Elle est en train d’arriver en Ukraine. Ce sont des missiles à moyenne portée, qui ont principalement pour but de défendre des unités mobiles mécanisées, véhicules blindés ou artillerie, évoluant dans le terrain.

«Contrairement aux missiles sol-air à longue portée d'ancienne génération, ce sont des systèmes très agiles, qui peuvent se déplacer et se mettre en batterie en l’espace de quelques minutes. Leurs cibles principales sont des avions volant à moyenne ou basse altitude»

Ce sont notamment les missiles Iris-T que doit livrer l’Allemagne à l'Ukraine?
Exactement. Ce système a une portée de bouclier de 20 kilomètres de hauteur et de 40 kilomètres de largeur.

Idem pour le système NASAMS, promis par les Américains?
Oui, c’est de la même famille de missiles.

Il est beaucoup question jusqu'ici de missiles conçus pour intercepter des hélicoptères, des avions, des drones pénétrant dans l'espace aérien ukrainien. Mais ces jours-ci, l’Ukraine a besoin de systèmes antiaériens capables de détruire des missiles de croisière lancés depuis parfois plus de 1000 km. Les a-t-elle, ces systèmes?

«La défense antimissile, c’est un peu une légende. Un missile de défense sol-air ne fera pas la différence entre un avion et un missile, mais il lui sera beaucoup plus facile d’intercepter un avion qu’un missile»

Aujourd’hui, le nombre de systèmes de défense antiaérienne qui ont été spécifiquement conçus pour intercepter des missiles, il y en a très peu. Les seuls missiles véritablement développés dès l’origine pour ce but bien précis, ce sont des missiles à courte portée, extrêmement rapides. Les Britanniques en ont un, le Sea Wolf, développé dans les années 1980, utilisé pendant la guerre des Malouines avec beaucoup de succès. Il y a aussi le Iron Dome israélien, qu'Israël met en action lors d'attaques de roquettes.

Le président ukrainien Zelensky a apporté lundi ces précisions: «Sur les 84 missiles russes tirés contre l'Ukraine, 43 ont été abattus. Sur les 24 drones russes, 13 ont été abattus.» Les Ukrainiens ont donc bel et bien intercepté des missiles.
Cela montre bien que l’aviation russe fait très attention. Les missiles de moyenne ou longue portée tirés lundi sur l’Ukraine sont des missiles de croisière, lancés depuis l’extérieur du territoire ukrainien. Ceux qui ont été détruits en vol l'ont été par des missiles sol-air ukrainiens. Mais ce que ne disent pas les Ukrainiens, c’est combien de missiles sol-air il a fallu tirer pour pouvoir abattre 43 missiles de croisière russes.
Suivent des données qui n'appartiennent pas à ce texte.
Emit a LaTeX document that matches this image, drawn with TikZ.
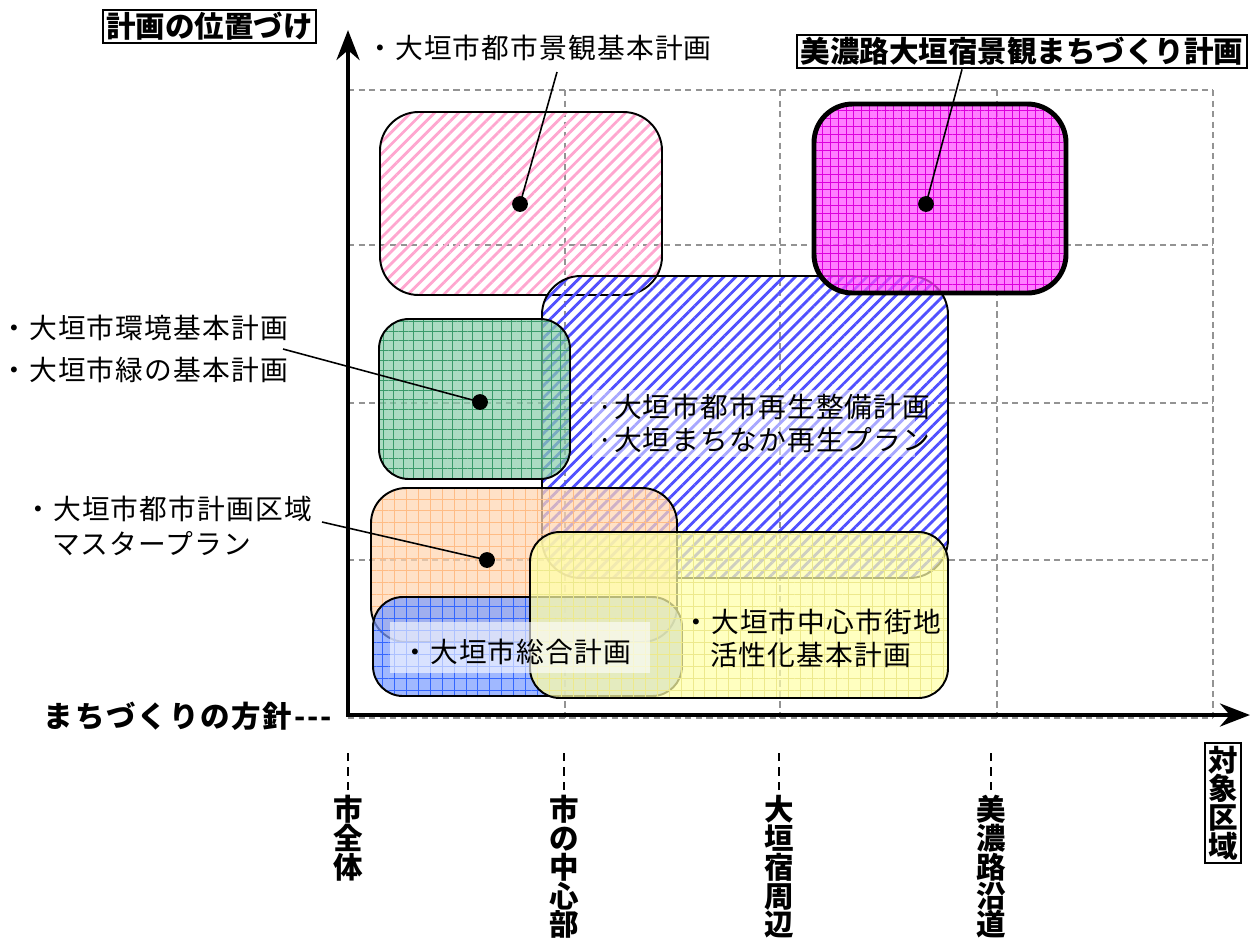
\documentclass[tikz,border=0pt]{standalone}
\usepackage{fontspec}
\setmainfont{Noto Sans CJK JP}
\newfontfamily\notefont{Noto Sans CJK JP}[LetterSpace=4]
\usetikzlibrary{patterns.meta, arrows.meta}

\definecolor{pinkline}{HTML}{FFA6CF}
\definecolor{hatchblue}{HTML}{5050FF}
\definecolor{greenfill}{HTML}{8ACDAA}
\definecolor{greenline}{HTML}{3A9A6A}
\definecolor{orangefill}{HTML}{FFD6B2}
\definecolor{orangeline}{HTML}{FFBC85}
\definecolor{yellowfill}{HTML}{FFFFA8}
\definecolor{yellowline}{HTML}{EDE98C}
\definecolor{bluefill}{HTML}{7C9CFF}
\definecolor{blueline}{HTML}{3366FF}
\definecolor{magfill}{HTML}{FF4DFF}
\definecolor{magline}{HTML}{DD00DD}

\tikzset{
    planbox/.style={draw=black, line width=1.1pt, rounded corners=#1},
    planbox/.default=18pt,
    gridfill/.style n args={3}{preaction={fill=#1, fill opacity=.72}, pattern={Hatch[angle=0, distance=#3, line width=.5pt]}, pattern color=#2, fill opacity=.72},
    stripefill/.style={pattern={Lines[angle=45, distance=4.8pt, line width=1.6pt]}, pattern color=#1, fill opacity=.75},
    leaddot/.style={circle, fill=black, minimum size=9pt, inner sep=0pt},
    leader/.style={line width=0.9pt},
    note/.style={anchor=west, align=left},
    heading/.style={font=\bfseries\fontsize{16.8pt}{16.4pt}\selectfont},
    headbox/.style={heading, draw, line width=1.2pt, inner xsep=2pt, inner ysep=1.5pt},
    areatick/.style={line width=1.5pt, dash pattern=on 4.8pt off 3.4pt},
}

\begin{document}
\begin{tikzpicture}[x=0.02cm, y=-0.02cm, font=\notefont\fontsize{15.8pt}{19pt}\selectfont, inner sep=0pt]
    \useasboundingbox (0,0) rectangle (1250,941);

    % grid
    \begin{scope}[gray!85, line width=0.9pt, dash pattern=on 3.5pt off 2.5pt]
        \foreach \y in {90, 245, 403, 560, 718} {%
            \draw (348,\y) -- (1213,\y);
        }
        \foreach \x in {565, 780, 997, 1213} {%
            \draw (\x,90) -- (\x,718);
        }
    \end{scope}

    % plans
    \draw [planbox=22pt, stripefill=pinkline] (380,112) rectangle (662,295);
    \draw [planbox=22pt, stripefill=hatchblue] (542,276) rectangle (948,578);
    \draw [planbox=17pt, gridfill={greenfill}{greenline}{5.6pt}] (379,319) rectangle (570,479);
    \draw [planbox=20pt, gridfill={orangefill}{orangeline}{6.8pt}] (371,488) rectangle (677,642);
    \draw [planbox=17pt, gridfill={bluefill}{blueline}{6.8pt}] (373,597) rectangle (682,696);
    \draw [planbox=17pt, gridfill={yellowfill}{yellowline}{6.8pt}, fill opacity=.58] (530,532) rectangle (948,698);
    \draw [planbox=22pt, line width=2.8pt, gridfill={magfill}{magline}{4.5pt}, fill opacity=.9] (814,104) rectangle (1066,293);

    \fill [white, fill opacity=.5] (592,390) rectangle (915,457);
    \fill [white, fill opacity=.6] (390,622) rectangle (650,673);

    % axes
    \coordinate (O) at (348,715);
    \draw [line width=2.8pt, {Stealth[length=17pt, width=13pt]}-{Stealth[length=17pt, width=13pt]}] (348,30) -- (O) -- (1250,715);

    % labels
    \node [headbox] (posLbl) at (209.5,26.5) {計画の位置づけ};
    \node [heading, anchor=east] (policyLbl) at (332,716) {\addfontfeature{LetterSpace=6}まちづくりの方針{-}{-}{-}};
    \node [headbox, align=center] (areaLbl) at (1223,803) {対\\象\\区\\域};

    \node [note] (pinkLbl) at (366,48) {・大垣市都市景観基本計画};
    \node [headbox] (magLbl) at (1022,51.5) {美濃路大垣宿景観まちづくり計画};
    \node [note, font=\notefont\fontsize{15.8pt}{24pt}\selectfont] (greenLbl) at (0,349) {・大垣市環境基本計画\\・大垣市緑の基本計画};
    \node [note, font=\notefont\fontsize{15.8pt}{19.8pt}\selectfont] (orangeLbl) at (24,525.5) {・大垣市都市計画区域\\\hphantom{・}マスタープラン};
    \node [note, font=\notefont\fontsize{15.8pt}{18.7pt}\selectfont] (hatchLbl) at (597,423.5) {·大垣市都市再生整備計画\\·大垣まちなか再生プラン};
    \node [note] (blueLbl) at (401,652) {・大垣市総合計画};
    \node [note, font=\notefont\fontsize{15.8pt}{18.7pt}\selectfont] (yellowLbl) at (682,638.5) {・大垣市中心市街地\\\hphantom{・}活性化基本計画};

    % leaders
    \node [leaddot] (dot-pink) at (520,204) {};
    \node [leaddot] (dot-mag) at (926,204) {};
    \node [leaddot] (dot-green) at (480,402) {};
    \node [leaddot] (dot-orange) at (487,560) {};
    \coordinate (from-pink) at (557,72);
    \coordinate (from-mag) at (magLbl.south -| 962,0);
    \coordinate (from-green) at (283,349);
    \coordinate (from-orange) at (322,522);
    \foreach \p in {pink, mag, green, orange} {%
        \draw [leader] (from-\p) -- (dot-\p.center);
    }

    % target areas
    \foreach \x/\name/\txt in {348/whole/市\\全\\体, 564/center/市\\の\\中\\心\\部, 779/juku/大\\垣\\宿\\周\\辺, 991/road/美\\濃\\路\\沿\\道} {%
        \node [heading, align=center, anchor=north] (\name) at (\x,795) {\txt};
        \draw [areatick] (\name.north) ++(0,-5) coordinate (\name-tick) -- ++(0,-40);
    }
\end{tikzpicture}
\end{document}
Peut-être était-ce le double. Peut-être aussi que les Ukrainiens exagèrent leur taux de réussite.

Pensez-vous qu’à l’avenir, les Ukrainiens seront capables de repousser ces agressions venues du ciel?

«Jusqu’ici, la guerre aérienne menée par les Russes a été un peu étrange. On dirait qu’il n'y a pas de synchronisation entre les opérations aériennes et celles menées au sol»

On peut s'attendre à une concentration de forces terrestres russes dans le sud du pays, vers Kherson, une ville occupée par les Russes, mais autour de laquelle les Ukrainiens pressent de toute part. Pour en revenir aux bombardements, il y a très certainement, chez les Russes, la volonté d’étendre le front aux arrières, dans le camp ukrainien. Lundi, outre des cibles civiles, les Russes ont visé les camps d’entraînement, les casernes, les dépôts logistiques, les gares ou les points de rassemblement de matériels de guerre occidentaux. C’est pour cela qu’ils cherchent à frapper l’ouest de l’Ukraine, où ces matériels arrivent. Pour les Russes, ce sont là des cibles lointaines et l’efficacité de leurs frappes est très faible.